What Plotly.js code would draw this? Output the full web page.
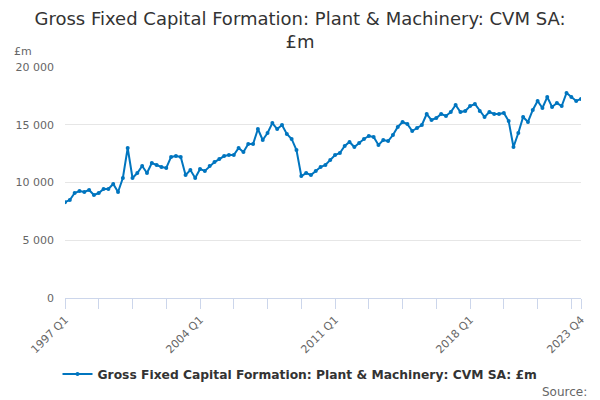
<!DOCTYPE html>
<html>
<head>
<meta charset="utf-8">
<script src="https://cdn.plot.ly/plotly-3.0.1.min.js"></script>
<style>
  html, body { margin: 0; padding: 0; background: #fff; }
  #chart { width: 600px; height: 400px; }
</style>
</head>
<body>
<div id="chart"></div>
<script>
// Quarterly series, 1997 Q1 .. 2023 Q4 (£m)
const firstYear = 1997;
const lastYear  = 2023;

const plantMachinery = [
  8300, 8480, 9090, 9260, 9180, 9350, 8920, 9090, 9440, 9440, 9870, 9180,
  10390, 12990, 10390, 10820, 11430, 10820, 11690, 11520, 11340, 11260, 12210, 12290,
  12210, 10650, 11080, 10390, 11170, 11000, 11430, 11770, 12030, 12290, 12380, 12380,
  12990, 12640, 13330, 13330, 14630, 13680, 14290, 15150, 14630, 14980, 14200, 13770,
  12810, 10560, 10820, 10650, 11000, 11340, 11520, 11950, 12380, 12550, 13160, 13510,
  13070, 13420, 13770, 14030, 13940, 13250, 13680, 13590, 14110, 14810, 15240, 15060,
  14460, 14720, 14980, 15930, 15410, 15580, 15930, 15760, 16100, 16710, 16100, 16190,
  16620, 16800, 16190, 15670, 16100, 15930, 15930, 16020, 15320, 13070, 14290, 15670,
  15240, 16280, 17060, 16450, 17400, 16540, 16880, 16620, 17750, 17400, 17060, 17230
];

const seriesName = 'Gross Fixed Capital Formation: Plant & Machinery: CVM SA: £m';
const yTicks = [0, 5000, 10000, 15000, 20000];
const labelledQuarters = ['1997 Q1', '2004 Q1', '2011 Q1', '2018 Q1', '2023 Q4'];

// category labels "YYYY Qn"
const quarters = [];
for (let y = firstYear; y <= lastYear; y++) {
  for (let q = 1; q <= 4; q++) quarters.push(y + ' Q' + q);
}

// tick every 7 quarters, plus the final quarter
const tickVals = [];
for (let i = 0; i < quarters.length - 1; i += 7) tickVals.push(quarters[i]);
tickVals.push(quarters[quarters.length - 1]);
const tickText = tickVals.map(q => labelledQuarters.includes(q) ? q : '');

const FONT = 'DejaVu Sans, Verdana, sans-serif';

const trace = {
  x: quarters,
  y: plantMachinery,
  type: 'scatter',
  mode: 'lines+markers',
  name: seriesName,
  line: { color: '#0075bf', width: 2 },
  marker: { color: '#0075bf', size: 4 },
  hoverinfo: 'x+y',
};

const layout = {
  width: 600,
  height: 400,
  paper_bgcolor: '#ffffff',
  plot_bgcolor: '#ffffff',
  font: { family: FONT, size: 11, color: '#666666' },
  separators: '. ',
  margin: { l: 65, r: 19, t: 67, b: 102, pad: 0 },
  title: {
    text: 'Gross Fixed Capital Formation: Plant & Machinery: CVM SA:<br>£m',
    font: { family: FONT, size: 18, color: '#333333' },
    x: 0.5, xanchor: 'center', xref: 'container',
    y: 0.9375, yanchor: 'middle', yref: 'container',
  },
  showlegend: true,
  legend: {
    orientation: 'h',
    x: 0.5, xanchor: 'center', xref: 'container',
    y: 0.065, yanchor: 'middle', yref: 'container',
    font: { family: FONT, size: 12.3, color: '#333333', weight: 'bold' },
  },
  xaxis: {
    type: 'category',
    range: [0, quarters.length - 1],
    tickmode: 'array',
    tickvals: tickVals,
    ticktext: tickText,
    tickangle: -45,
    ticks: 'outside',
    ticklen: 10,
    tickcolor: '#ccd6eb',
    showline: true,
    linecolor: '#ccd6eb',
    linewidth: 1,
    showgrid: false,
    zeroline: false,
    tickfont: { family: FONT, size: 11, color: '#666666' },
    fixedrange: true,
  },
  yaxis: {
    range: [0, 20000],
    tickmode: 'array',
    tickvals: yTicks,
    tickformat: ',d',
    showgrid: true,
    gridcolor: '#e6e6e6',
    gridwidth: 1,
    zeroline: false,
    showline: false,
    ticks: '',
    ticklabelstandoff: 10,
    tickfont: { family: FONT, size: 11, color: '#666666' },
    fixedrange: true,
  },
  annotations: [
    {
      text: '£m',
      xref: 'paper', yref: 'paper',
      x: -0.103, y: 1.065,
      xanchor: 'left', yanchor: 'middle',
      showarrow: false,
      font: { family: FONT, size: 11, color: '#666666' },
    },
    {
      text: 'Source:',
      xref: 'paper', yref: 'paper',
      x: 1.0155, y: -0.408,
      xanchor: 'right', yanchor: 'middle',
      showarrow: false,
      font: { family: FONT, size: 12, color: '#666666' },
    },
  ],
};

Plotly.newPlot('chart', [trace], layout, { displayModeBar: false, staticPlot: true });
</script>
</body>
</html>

--

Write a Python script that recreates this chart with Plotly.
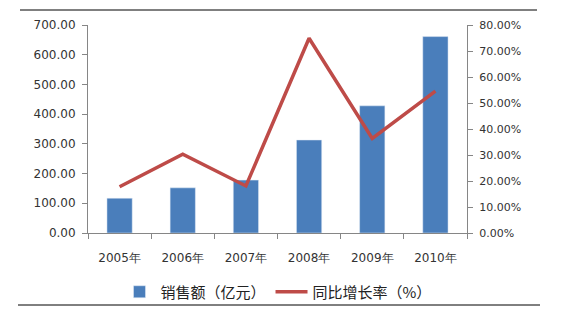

--

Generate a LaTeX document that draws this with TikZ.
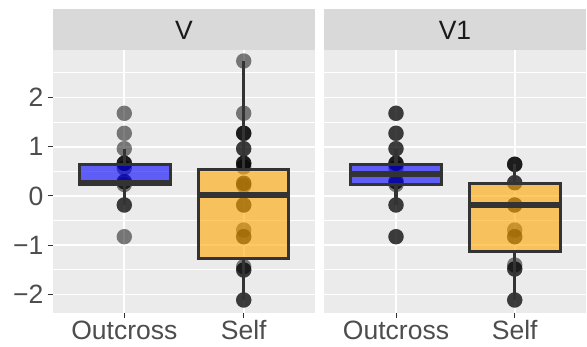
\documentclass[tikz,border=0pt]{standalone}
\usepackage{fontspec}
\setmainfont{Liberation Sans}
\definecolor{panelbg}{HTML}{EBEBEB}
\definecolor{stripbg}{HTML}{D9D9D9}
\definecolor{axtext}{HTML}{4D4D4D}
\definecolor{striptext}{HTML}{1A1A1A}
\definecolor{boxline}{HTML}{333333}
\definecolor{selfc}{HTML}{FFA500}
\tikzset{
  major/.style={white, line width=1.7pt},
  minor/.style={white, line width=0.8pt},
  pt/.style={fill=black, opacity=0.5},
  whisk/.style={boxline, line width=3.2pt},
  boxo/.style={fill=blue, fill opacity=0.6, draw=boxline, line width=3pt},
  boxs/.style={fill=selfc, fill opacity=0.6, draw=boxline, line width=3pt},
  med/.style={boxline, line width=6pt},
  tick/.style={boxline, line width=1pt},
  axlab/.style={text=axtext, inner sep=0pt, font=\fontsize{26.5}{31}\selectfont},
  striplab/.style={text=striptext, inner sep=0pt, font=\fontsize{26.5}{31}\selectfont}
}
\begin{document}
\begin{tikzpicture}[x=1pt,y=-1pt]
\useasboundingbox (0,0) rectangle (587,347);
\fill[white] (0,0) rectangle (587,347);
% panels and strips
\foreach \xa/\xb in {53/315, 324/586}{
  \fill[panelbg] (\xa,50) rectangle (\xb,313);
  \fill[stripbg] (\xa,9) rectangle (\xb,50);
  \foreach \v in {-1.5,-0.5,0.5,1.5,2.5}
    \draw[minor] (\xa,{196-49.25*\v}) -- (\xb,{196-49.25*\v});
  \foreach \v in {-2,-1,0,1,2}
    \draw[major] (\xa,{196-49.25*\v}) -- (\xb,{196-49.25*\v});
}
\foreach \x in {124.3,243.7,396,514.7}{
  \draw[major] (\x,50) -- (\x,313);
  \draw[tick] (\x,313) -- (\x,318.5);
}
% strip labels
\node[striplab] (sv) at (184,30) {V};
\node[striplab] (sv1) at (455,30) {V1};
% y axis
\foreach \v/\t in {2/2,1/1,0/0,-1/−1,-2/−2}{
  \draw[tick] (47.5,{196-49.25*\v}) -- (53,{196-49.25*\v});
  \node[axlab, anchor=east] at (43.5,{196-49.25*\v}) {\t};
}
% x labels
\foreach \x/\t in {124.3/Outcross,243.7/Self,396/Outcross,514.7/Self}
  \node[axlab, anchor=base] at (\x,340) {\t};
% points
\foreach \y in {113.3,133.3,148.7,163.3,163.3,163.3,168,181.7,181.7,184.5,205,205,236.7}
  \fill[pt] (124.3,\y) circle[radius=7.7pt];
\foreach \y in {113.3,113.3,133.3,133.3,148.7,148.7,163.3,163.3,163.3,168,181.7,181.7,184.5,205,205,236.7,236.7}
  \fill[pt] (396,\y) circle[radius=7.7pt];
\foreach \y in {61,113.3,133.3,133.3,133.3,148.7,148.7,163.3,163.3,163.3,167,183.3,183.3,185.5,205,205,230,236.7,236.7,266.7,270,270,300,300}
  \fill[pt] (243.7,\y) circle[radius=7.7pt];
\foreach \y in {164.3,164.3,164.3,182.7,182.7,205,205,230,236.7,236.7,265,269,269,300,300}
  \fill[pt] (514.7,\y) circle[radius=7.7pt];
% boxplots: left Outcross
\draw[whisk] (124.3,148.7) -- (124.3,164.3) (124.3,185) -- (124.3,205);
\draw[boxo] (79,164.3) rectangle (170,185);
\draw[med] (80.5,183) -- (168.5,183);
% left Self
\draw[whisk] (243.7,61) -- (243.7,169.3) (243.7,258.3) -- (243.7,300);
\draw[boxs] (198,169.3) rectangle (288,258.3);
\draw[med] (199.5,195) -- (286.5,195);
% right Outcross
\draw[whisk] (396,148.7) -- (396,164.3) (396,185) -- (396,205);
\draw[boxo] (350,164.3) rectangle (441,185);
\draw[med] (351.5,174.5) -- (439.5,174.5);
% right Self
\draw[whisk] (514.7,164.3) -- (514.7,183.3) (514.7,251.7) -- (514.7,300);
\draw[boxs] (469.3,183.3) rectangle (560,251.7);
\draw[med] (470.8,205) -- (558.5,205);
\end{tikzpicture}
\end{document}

## DIRECTIVE:
Transcribe only the lines from the line holding "What Plotly.js code" through the line holding "const tickText = tickVals.map(q", inclusive, without any of the pictures.

## WORKED SOLUTION:
What Plotly.js code would draw this? Output the full web page.
<!DOCTYPE html>
<html>
<head>
<meta charset="utf-8">
<script src="https://cdn.plot.ly/plotly-3.0.1.min.js"></script>
<style>
  html, body { margin: 0; padding: 0; background: #fff; }
  #chart { width: 600px; height: 400px; }
</style>
</head>
<body>
<div id="chart"></div>
<script>
// Quarterly series, 1997 Q1 .. 2023 Q4 (£m)
const firstYear = 1997;
const lastYear  = 2023;

const plantMachinery = [
  8300, 8480, 9090, 9260, 9180, 9350, 8920, 9090, 9440, 9440, 9870, 9180,
  10390, 12990, 10390, 10820, 11430, 10820, 11690, 11520, 11340, 11260, 12210, 12290,
  12210, 10650, 11080, 10390, 11170, 11000, 11430, 11770, 12030, 12290, 12380, 12380,
  12990, 12640, 13330, 13330, 14630, 13680, 14290, 15150, 14630, 14980, 14200, 13770,
  12810, 10560, 10820, 10650, 11000, 11340, 11520, 11950, 12380, 12550, 13160, 13510,
  13070, 13420, 13770, 14030, 13940, 13250, 13680, 13590, 14110, 14810, 15240, 15060,
  14460, 14720, 14980, 15930, 15410, 15580, 15930, 15760, 16100, 16710, 16100, 16190,
  16620, 16800, 16190, 15670, 16100, 15930, 15930, 16020, 15320, 13070, 14290, 15670,
  15240, 16280, 17060, 16450, 17400, 16540, 16880, 16620, 17750, 17400, 17060, 17230
];

const seriesName = 'Gross Fixed Capital Formation: Plant & Machinery: CVM SA: £m';
const yTicks = [0, 5000, 10000, 15000, 20000];
const labelledQuarters = ['1997 Q1', '2004 Q1', '2011 Q1', '2018 Q1', '2023 Q4'];

// category labels "YYYY Qn"
const quarters = [];
for (let y = firstYear; y <= lastYear; y++) {
  for (let q = 1; q <= 4; q++) quarters.push(y + ' Q' + q);
}

// tick every 7 quarters, plus the final quarter
const tickVals = [];
for (let i = 0; i < quarters.length - 1; i += 7) tickVals.push(quarters[i]);
tickVals.push(quarters[quarters.length - 1]);
const tickText = tickVals.map(q => labelledQuarters.includes(q) ? q : '');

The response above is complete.